In this post, I’m reviewing “Auto-Encoding Variational Bayes”, better known as the Variational Autoencoder (VAE) paper. Kingma and Welling introduced a practical way to train generative models with continuous latent variables using approximate Bayesian inference.

The central challenge is training models where the true posterior over latent variables is intractable. By combining stochastic gradient methods with the reparameterization trick, VAE makes this kind of model trainable.


Key concepts

Variational Autoencoder (VAE)

VAE is a generative model built around an encoder-decoder structure, with one important twist: latent variables are probabilistic rather than deterministic. It introduces an approximate posterior distribution to represent latent variables, so the model can capture uncertainty explicitly.

Evidence Lower Bound (ELBO)

ELBO, or Evidence Lower Bound, is central to VAE training. It balances reconstruction accuracy against the complexity of the latent representation, measured through KL divergence. Maximizing ELBO encourages the latent distribution to align with a chosen prior, usually a standard Gaussian.

Reparameterization trick

The paper introduces a “reparameterization trick,” which transforms a random sampling step into a deterministic operation combined with stochastic noise. This allows gradients to flow through sampling operations, making end-to-end optimization via stochastic gradient descent possible.


What I learned

The essence of ELBO

Initially, ELBO felt abstract, and the paper didn’t clearly show how it emerged mathematically. After revisiting it and consulting a few references, I realized ELBO comes directly from Bayesian inference: replace an intractable posterior with a simpler approximate distribution and derive a lower bound on the log evidence. ELBO balances reconstruction accuracy and latent complexity.
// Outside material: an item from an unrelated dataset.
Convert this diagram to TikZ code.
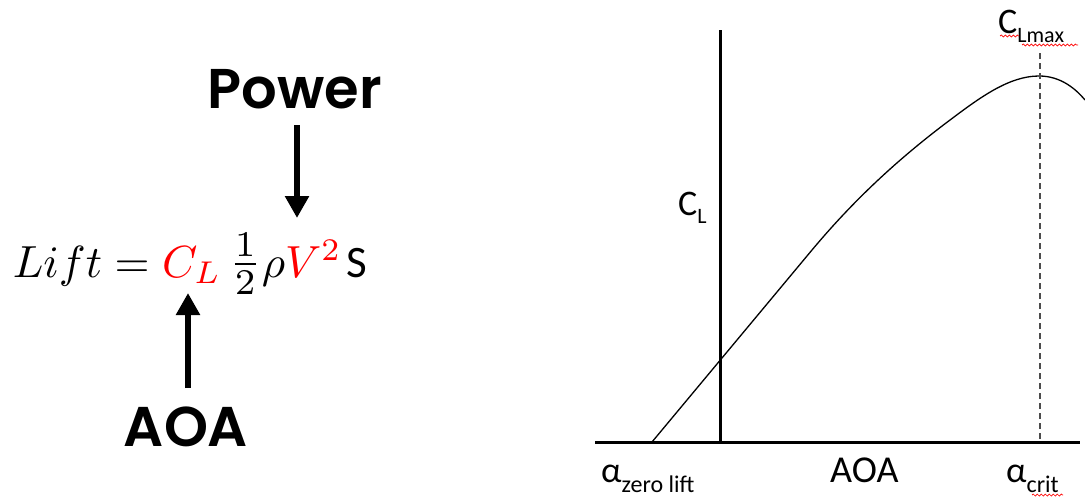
\documentclass[tikz,border=0pt]{standalone}
\usepackage{graphicx}
\usepackage{fontspec}
\usetikzlibrary{arrows.meta,decorations.pathmorphing}
\newfontfamily\carl{Carlito}
\newfontfamily\hand{Poppins}[UprightFont=* Medium,BoldFont=* SemiBold]
\tikzset{
  bigarrow/.style={line width=6pt,-{Triangle[width=23pt,length=22pt]}},
  axisline/.style={line width=3pt},
  curveline/.style={line width=1.3pt},
  critline/.style={line width=1.2pt,gray!60!black,dash pattern=on 6pt off 4pt},
  lbl/.style={inner sep=0pt,anchor=base west,font=\carl\fontsize{36}{40}\selectfont},
  handlbl/.style={inner sep=0pt,font=\hand\bfseries\fontsize{56}{60}\selectfont},
  spell/.style={red,line width=0.7pt,decorate,decoration={snake,amplitude=1pt,segment length=4pt}}
}
\begin{document}
\begin{tikzpicture}[x=1pt,y=-1pt]
\useasboundingbox (0,0) rectangle (1085,498);
% left: equation
\node[inner sep=0pt,anchor=base west,scale=4.5,font=\fontsize{10}{12}\selectfont] (eq) at (12,277)
  {$Lift = \textcolor{red}{C_L}\,\mbox{\scalebox{1.15}{$\frac{1}{2}$}}\rho\textcolor{red}{V^2}\hspace{1pt}\mbox{\carl S}$};
\node[handlbl,anchor=base] (power) at (295,108) {Power};
\node[handlbl,anchor=base] (aoa) at (186,446) {AOA};
\coordinate (pwstart) at (297,125);
\coordinate (vtip) at (297,218);
\coordinate (aoastart) at (188,388);
\coordinate (cltip) at (188,293);
\draw[bigarrow] (pwstart) -- (vtip);
\draw[bigarrow] (aoastart) -- (cltip);
% right: graph
\coordinate (xl) at (595,442.5);
\coordinate (xr) at (1080,442.5);
\coordinate (yt) at (720,30);
\coordinate (yb) at (720,442.5);
\draw[axisline] (xl) -- (xr);
\draw[axisline] (yt) -- (yb);
\coordinate (zl) at (652,442);
\coordinate (lin) at (812,250);
\coordinate (mid) at (950,120);
\coordinate (peak) at (1039,76);
\coordinate (cend) at (1085,100);
\draw[curveline] (zl) -- (lin) .. controls (858,195) and (904,154.5) .. (mid)
  .. controls (980,97.5) and (1009,76) .. (peak)
  .. controls (1060,76) and (1075,88) .. (cend);
\coordinate (ctop) at (1040,53);
\coordinate (cbot) at (1040,441);
\draw[critline] (ctop) -- (cbot);
% labels
\node[lbl] (cl) at (678,215) {C\raisebox{-8pt}{\fontsize{22}{24}\selectfont L}};
\node[lbl] (clmax) at (998,33) {C\raisebox{-9pt}{\fontsize{22}{24}\selectfont Lmax}};
\node[lbl] (azl) at (601,482) {α\raisebox{-10pt}{\fontsize{24}{26}\selectfont zero lift}};
\node[lbl,font=\carl\fontsize{38}{40}\selectfont] (aoax) at (830,482) {AOA};
\node[lbl] (acrit) at (1006,482) {α\raisebox{-10pt}{\fontsize{24}{26}\selectfont crit}};
% spell-check marks
\draw[spell] (1000,36) -- (1019,36);
\draw[spell] (1022,45) -- (1078,45);
\draw[spell] (1032,495) -- (1063,495);
\end{tikzpicture}
\end{document}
KL divergence as a regularizer

One core insight I gained is the intuitive role of KL divergence. KL divergence measures how much the approximate posterior deviates from the chosen prior distribution. Minimizing it discourages overly complex latent representations and keeps the latent space structured.
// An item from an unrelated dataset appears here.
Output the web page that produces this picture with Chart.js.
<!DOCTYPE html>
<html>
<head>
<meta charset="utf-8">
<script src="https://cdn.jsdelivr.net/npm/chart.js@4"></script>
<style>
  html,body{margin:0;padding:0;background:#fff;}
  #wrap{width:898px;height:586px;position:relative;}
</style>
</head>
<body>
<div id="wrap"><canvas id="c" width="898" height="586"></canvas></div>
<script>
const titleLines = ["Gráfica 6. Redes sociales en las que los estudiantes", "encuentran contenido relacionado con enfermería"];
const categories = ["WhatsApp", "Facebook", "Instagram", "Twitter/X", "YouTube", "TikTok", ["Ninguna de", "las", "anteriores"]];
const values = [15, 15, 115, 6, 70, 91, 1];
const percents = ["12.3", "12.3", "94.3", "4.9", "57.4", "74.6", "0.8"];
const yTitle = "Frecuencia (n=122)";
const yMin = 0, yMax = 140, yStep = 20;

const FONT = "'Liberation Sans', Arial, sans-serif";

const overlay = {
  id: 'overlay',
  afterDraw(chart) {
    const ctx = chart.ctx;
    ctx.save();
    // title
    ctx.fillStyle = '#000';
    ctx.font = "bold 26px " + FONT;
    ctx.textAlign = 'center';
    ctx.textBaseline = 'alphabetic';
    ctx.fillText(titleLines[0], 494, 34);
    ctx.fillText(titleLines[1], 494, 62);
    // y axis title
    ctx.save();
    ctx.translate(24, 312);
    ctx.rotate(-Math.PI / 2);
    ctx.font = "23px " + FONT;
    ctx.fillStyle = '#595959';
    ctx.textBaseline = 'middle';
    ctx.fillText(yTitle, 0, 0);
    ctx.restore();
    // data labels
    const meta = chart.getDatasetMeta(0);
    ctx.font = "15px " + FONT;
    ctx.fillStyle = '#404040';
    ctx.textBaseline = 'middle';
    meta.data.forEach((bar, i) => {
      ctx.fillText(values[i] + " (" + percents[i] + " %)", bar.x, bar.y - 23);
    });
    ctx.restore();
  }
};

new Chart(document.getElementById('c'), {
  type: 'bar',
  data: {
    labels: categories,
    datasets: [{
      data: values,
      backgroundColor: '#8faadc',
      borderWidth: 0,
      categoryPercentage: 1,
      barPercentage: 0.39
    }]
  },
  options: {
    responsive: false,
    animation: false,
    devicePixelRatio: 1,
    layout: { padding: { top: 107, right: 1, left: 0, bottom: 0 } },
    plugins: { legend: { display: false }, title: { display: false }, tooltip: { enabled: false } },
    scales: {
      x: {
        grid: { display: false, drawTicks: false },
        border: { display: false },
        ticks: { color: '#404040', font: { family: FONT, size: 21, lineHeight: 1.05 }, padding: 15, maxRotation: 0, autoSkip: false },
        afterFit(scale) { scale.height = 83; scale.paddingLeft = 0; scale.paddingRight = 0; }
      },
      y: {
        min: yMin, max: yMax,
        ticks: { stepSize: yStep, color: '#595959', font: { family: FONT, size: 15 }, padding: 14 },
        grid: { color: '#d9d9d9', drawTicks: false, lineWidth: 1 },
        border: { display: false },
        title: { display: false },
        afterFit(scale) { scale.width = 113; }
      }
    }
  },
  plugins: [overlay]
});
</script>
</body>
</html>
Why the reparameterization trick matters

The reparameterization trick is crucial. Without it, sampling latent variables would break differentiability and make gradient-based optimization impossible. Reparameterization separates randomness from deterministic parameters, enabling end-to-end training through backpropagation.

Intuition behind probabilistic latent spaces

Traditional autoencoders map data deterministically into latent spaces, limiting their generative capabilities. By introducing probability distributions in the latent space, VAE maps continuous regions more smoothly, allowing for meaningful interpolation and generation.
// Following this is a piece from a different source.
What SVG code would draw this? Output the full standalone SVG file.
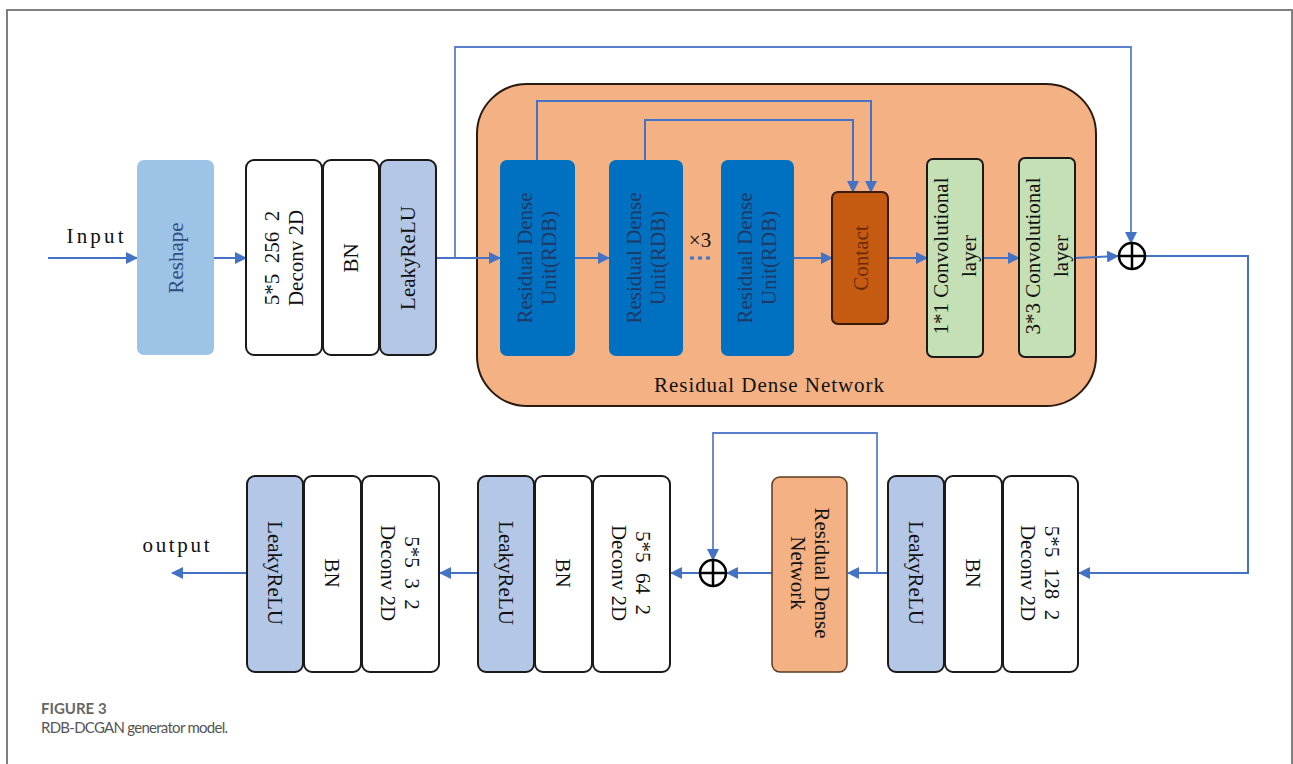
<svg xmlns="http://www.w3.org/2000/svg" width="1293" height="764" viewBox="0 0 1293 764">
<defs>
<marker id="ah" markerWidth="12" markerHeight="12" viewBox="0 0 12 12" refX="11" refY="6" orient="auto" markerUnits="userSpaceOnUse">
<path d="M0,0 L12,6 L0,12 Z" fill="#4472c4"/>
</marker>
<style>
.t{font-family:"Liberation Serif","Times New Roman",serif;font-size:21px;fill:#111;text-anchor:middle;dominant-baseline:central;white-space:pre}
.box{stroke:#1a1a1a;stroke-width:2}
.w{fill:#fff}
.lk{fill:#b4c7e7}
.c{fill:none;stroke:#4472c4;stroke-width:2}
.cl{fill:none;stroke:#5b7fcf;stroke-width:1.8}
.op{fill:none;stroke:#000;stroke-width:2.5}
</style>
</defs>
<rect x="7" y="10" width="1285" height="800" fill="#fff" stroke="#808080" stroke-width="2"/>

<g id="rdn-container">
<rect x="477" y="84" width="619" height="322" rx="50" fill="#f4b183" stroke="#2a1a10" stroke-width="2"/>
<text class="t" x="769" y="385" font-size="23" textLength="230">Residual Dense Network</text>
</g>

<g id="connectors">
<line class="c" x1="48" y1="258" x2="137" y2="258" marker-end="url(#ah)"/>
<line class="c" x1="214" y1="258" x2="246" y2="258" marker-end="url(#ah)"/>
<line class="c" x1="437" y1="258" x2="500" y2="258" marker-end="url(#ah)"/>
<polyline class="cl" points="455,258 455,47 1131,47 1131,243" marker-end="url(#ah)"/>
<line class="c" x1="575" y1="258" x2="609" y2="258" marker-end="url(#ah)"/>
<line class="c" x1="794" y1="258" x2="832" y2="258" marker-end="url(#ah)"/>
<polyline class="c" points="537,160 537,101 871,101 871,192" marker-end="url(#ah)"/>
<polyline class="c" points="645,160 645,120 853,120 853,192" marker-end="url(#ah)"/>
<line class="c" x1="888" y1="258" x2="927" y2="258" marker-end="url(#ah)"/>
<line class="c" x1="983" y1="258" x2="1019" y2="258" marker-end="url(#ah)"/>
<line class="c" x1="1075" y1="258" x2="1118" y2="256" marker-end="url(#ah)"/>
<polyline class="c" points="1145,256 1248,256 1248,573 1079,573" marker-end="url(#ah)"/>
<line class="c" x1="888" y1="573" x2="848" y2="573" marker-end="url(#ah)"/>
<polyline class="cl" points="877,573 877,433 713,433 713,560" marker-end="url(#ah)"/>
<line class="c" x1="772" y1="573" x2="727" y2="573" marker-end="url(#ah)"/>
<line class="c" x1="700" y1="573" x2="671" y2="573" marker-end="url(#ah)"/>
<line class="c" x1="478" y1="573" x2="440" y2="573" marker-end="url(#ah)"/>
<line class="c" x1="247" y1="573" x2="172" y2="573" marker-end="url(#ah)"/>
<line x1="690" y1="258" x2="712" y2="258" stroke="#4472c4" stroke-width="3" stroke-dasharray="4,4"/>
</g>

<g id="labels">
<text class="t" x="95" y="236" font-size="26" textLength="57">Input</text>
<text class="t" x="176" y="545" font-size="26" textLength="67">output</text>
<text class="t" x="700" y="240" font-size="20">×3</text>
</g>

<g id="reshape">
<rect x="137" y="160" width="77" height="195" rx="7" fill="#9dc3e6"/>
<text class="t" transform="translate(176,258) rotate(-90)" font-size="23" style="fill:#2f4f7f">Reshape</text>
</g>

<g id="deconv256">
<rect class="box w" x="246" y="160" width="76" height="195" rx="8"/>
<text class="t" transform="translate(284,258) rotate(-90)" xml:space="preserve"><tspan x="0" y="-12">5*5  256  2</tspan><tspan x="0" y="12">Deconv 2D</tspan></text>
</g>
<g id="bn1">
<rect class="box w" x="323" y="160" width="56" height="195" rx="8"/>
<text class="t" transform="translate(351,258) rotate(-90)">BN</text>
</g>
<g id="leaky1">
<rect class="box lk" x="380" y="160" width="56" height="195" rx="8"/>
<text class="t" transform="translate(408,258) rotate(-90)">LeakyReLU</text>
</g>

<g id="rdb1">
<rect x="500" y="160" width="75" height="196" rx="7" fill="#0070c0"/>
<text class="t" transform="translate(537,258) rotate(-90)" style="fill:#1f3864"><tspan x="0" y="-12">Residual Dense</tspan><tspan x="0" y="12">Unit(RDB)</tspan></text>
</g>
<g id="rdb2">
<rect x="609" y="160" width="74" height="196" rx="7" fill="#0070c0"/>
<text class="t" transform="translate(646,258) rotate(-90)" style="fill:#1f3864"><tspan x="0" y="-12">Residual Dense</tspan><tspan x="0" y="12">Unit(RDB)</tspan></text>
</g>
<g id="rdb3">
<rect x="721" y="160" width="73" height="196" rx="7" fill="#0070c0"/>
<text class="t" transform="translate(757,258) rotate(-90)" style="fill:#1f3864"><tspan x="0" y="-12">Residual Dense</tspan><tspan x="0" y="12">Unit(RDB)</tspan></text>
</g>
<g id="contact">
<rect x="832" y="192" width="56" height="132" rx="6" fill="#c55a11" stroke="#3a1a08" stroke-width="2"/>
<text class="t" transform="translate(861,258) rotate(-90)" style="fill:#6b2a08">Contact</text>
</g>
<g id="conv1">
<rect class="box" x="927" y="159" width="56" height="198" rx="6" fill="#c5e0b4"/>
<text class="t" transform="translate(955,256) rotate(-90)" font-size="22"><tspan x="0" y="-14">1*1 Convolutional</tspan><tspan x="0" y="14">layer</tspan></text>
</g>
<g id="conv3">
<rect class="box" x="1019" y="158" width="56" height="199" rx="6" fill="#c5e0b4"/>
<text class="t" transform="translate(1047,256) rotate(-90)" font-size="22"><tspan x="0" y="-14">3*3 Convolutional</tspan><tspan x="0" y="14">layer</tspan></text>
</g>
<g id="add1">
<circle class="op" cx="1132" cy="256" r="13"/>
<line class="op" x1="1119" y1="256" x2="1145" y2="256"/>
<line class="op" x1="1132" y1="243" x2="1132" y2="269"/>
</g>

<g id="deconv128">
<rect class="box w" x="1003" y="476" width="75" height="196" rx="8"/>
<text class="t" transform="translate(1040,573) rotate(90)" xml:space="preserve"><tspan x="0" y="-12">5*5  128  2</tspan><tspan x="0" y="12">Deconv 2D</tspan></text>
</g>
<g id="bn2">
<rect class="box w" x="945" y="476" width="57" height="196" rx="8"/>
<text class="t" transform="translate(973,573) rotate(90)">BN</text>
</g>
<g id="leaky2">
<rect class="box lk" x="888" y="476" width="56" height="196" rx="8"/>
<text class="t" transform="translate(916,573) rotate(90)">LeakyReLU</text>
</g>
<g id="rdn2">
<rect x="772" y="477" width="75" height="195" rx="8" fill="#f4b183" stroke="#5a3a20" stroke-width="1.5"/>
<text class="t" transform="translate(810,573) rotate(90)" font-size="22"><tspan x="0" y="-12">Residual Dense</tspan><tspan x="0" y="12">Network</tspan></text>
</g>
<g id="add2">
<circle class="op" cx="713" cy="573" r="13"/>
<line class="op" x1="700" y1="573" x2="726" y2="573"/>
<line class="op" x1="713" y1="560" x2="713" y2="586"/>
</g>
<g id="deconv64">
<rect class="box w" x="593" y="476" width="77" height="196" rx="8"/>
<text class="t" transform="translate(631,573) rotate(90)" xml:space="preserve"><tspan x="0" y="-12">5*5  64  2</tspan><tspan x="0" y="12">Deconv 2D</tspan></text>
</g>
<g id="bn3">
<rect class="box w" x="535" y="476" width="57" height="196" rx="8"/>
<text class="t" transform="translate(563,573) rotate(90)">BN</text>
</g>
<g id="leaky3">
<rect class="box lk" x="478" y="476" width="56" height="196" rx="8"/>
<text class="t" transform="translate(506,573) rotate(90)">LeakyReLU</text>
</g>
<g id="deconv3">
<rect class="box w" x="362" y="476" width="77" height="196" rx="8"/>
<text class="t" transform="translate(400,573) rotate(90)" xml:space="preserve"><tspan x="0" y="-12">5*5  3  2</tspan><tspan x="0" y="12">Deconv 2D</tspan></text>
</g>
<g id="bn4">
<rect class="box w" x="304" y="476" width="57" height="196" rx="8"/>
<text class="t" transform="translate(332,573) rotate(90)">BN</text>
</g>
<g id="leaky4">
<rect class="box lk" x="247" y="476" width="56" height="196" rx="8"/>
<text class="t" transform="translate(275,573) rotate(90)">LeakyReLU</text>
</g>

<g id="caption">
<text x="41" y="714" font-family="Lato,'Liberation Sans',sans-serif" font-size="15" font-weight="bold" fill="#666">FIGURE 3</text>
<text x="41" y="733" font-family="Lato,'Liberation Sans',sans-serif" font-size="15" fill="#555" textLength="187">RDB-DCGAN generator model.</text>
</g>
</svg>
Complexity in mathematical derivations

The derivations reminded me how math-heavy early deep-learning work was: Bayesian inference identities, integrals, and careful rearrangements to produce a usable training objective (ELBO). That context helped the rest of the paper click.

Relation to EM and Bayesian methods

The paper also highlighted connections to the Expectation-Maximization (EM) algorithm and Bayesian methods. VAE generalizes and scales ideas traditionally handled by EM, using neural networks and stochastic optimization instead of traditional iterative approaches. Understanding this relation helped me place VAE more clearly in the broader history of machine learning.


Summary

“Auto-Encoding Variational Bayes” blends Bayesian inference with neural networks. Through ELBO maximization, KL divergence regularization, and the reparameterization trick, VAEs make probabilistic latent-variable models trainable with gradient descent.

Despite the mathematical complexity, the intuition is clear: make latent representations probabilistic, then train the model to reconstruct data while keeping the latent space structured.